To create your first transformation, and to see how Transformations are an integral part of the KBC workflow, go to our Getting Started tutorial.
Transformations allow you to manipulate data in your project. They are the tasks you want to perform (Marketing data preaggregation, Tableau denormalizer, Integrity checker or Join marketing channels and sales, etc.), and are grouped into folders called Transformation buckets. Each transformation bucket can contain any number of individual transformations. It should represent a logical set of operations you want to perform together.
No transformation can be created without
1) Input and Output Mapping — makes sure your SQL code or script does not harm the source tables, and separates the source data from your transformation. Mapping creates a secure workspace with data copied from the tables specified in the input mappings.
2) Transformation Script — SQL, Python or R code: defines what happens with the data while taking the tables from Input Mapping, modifying them and producing the tables referenced in Output Mapping.
When writing transformation scripts, keep in mind that the table names referenced by mappings are automatically quoted by KBC. This is especially important for Snowflake, which is case sensitive.
How to decide which backend is appropriate for each task? A rule of thumb is that SQL performs better for joining tables, filtering data,grouping and simple aggregations. Script languages are more suitable for processing one line at a time, raw data processing or custom analytical tasks.

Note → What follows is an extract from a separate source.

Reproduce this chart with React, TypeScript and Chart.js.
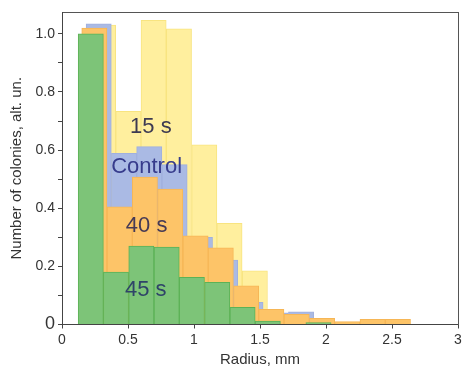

Each transformation within a bucket can use a different backend to perform the task with the most suitable tool and programming language. As some tasks are difficult to solve in SQL, feel free to step in with Python and finish the work with SQL again.
The following are the currently available backends:
SQL — Choosing between MySQL, Redshift and Snowflake can be a matter of your preference or the overall performance. Many projects start with MySQL and as they grow, they are switched to Redshift on a dedicated cluster. That unfortunately requires rewriting the SQL code.
Each change in the transformation configuration creates a new version of the whole bucket configuration. You can easily access previous versions of all transformations in a bucket and see what has changed.
You can easily develop MySQL and Redshift transformations using Sandbox, a separate database storage. As a safe workspace with required data, it allows you to run and play with your arbitrary SQL scripts on the copies of your tables without affecting data in your Storage, or your transformations.
Phases allow you to run multiple transformation steps within a single workspace, for example, a single MySQL database. If multiple steps use the same input mapping (they share data), it might save a bit of processing time, but, ultimately, it makes everything less clear and isolated. To save time, you can run multiple orchestration tasks in parallel.
Dependencies allow you to chain transformation steps. A given transformation is executed after all required steps have been executed.
Originally, we thought this was a cool idea; it allowed everyone to build a network of interdependent and reusable blocks of SQL code. However, a network of nontransparent dependency trees was usually created, so we have decided to abolish this feature in the near future. If possible, please do not use dependencies as it will make future migrations easier.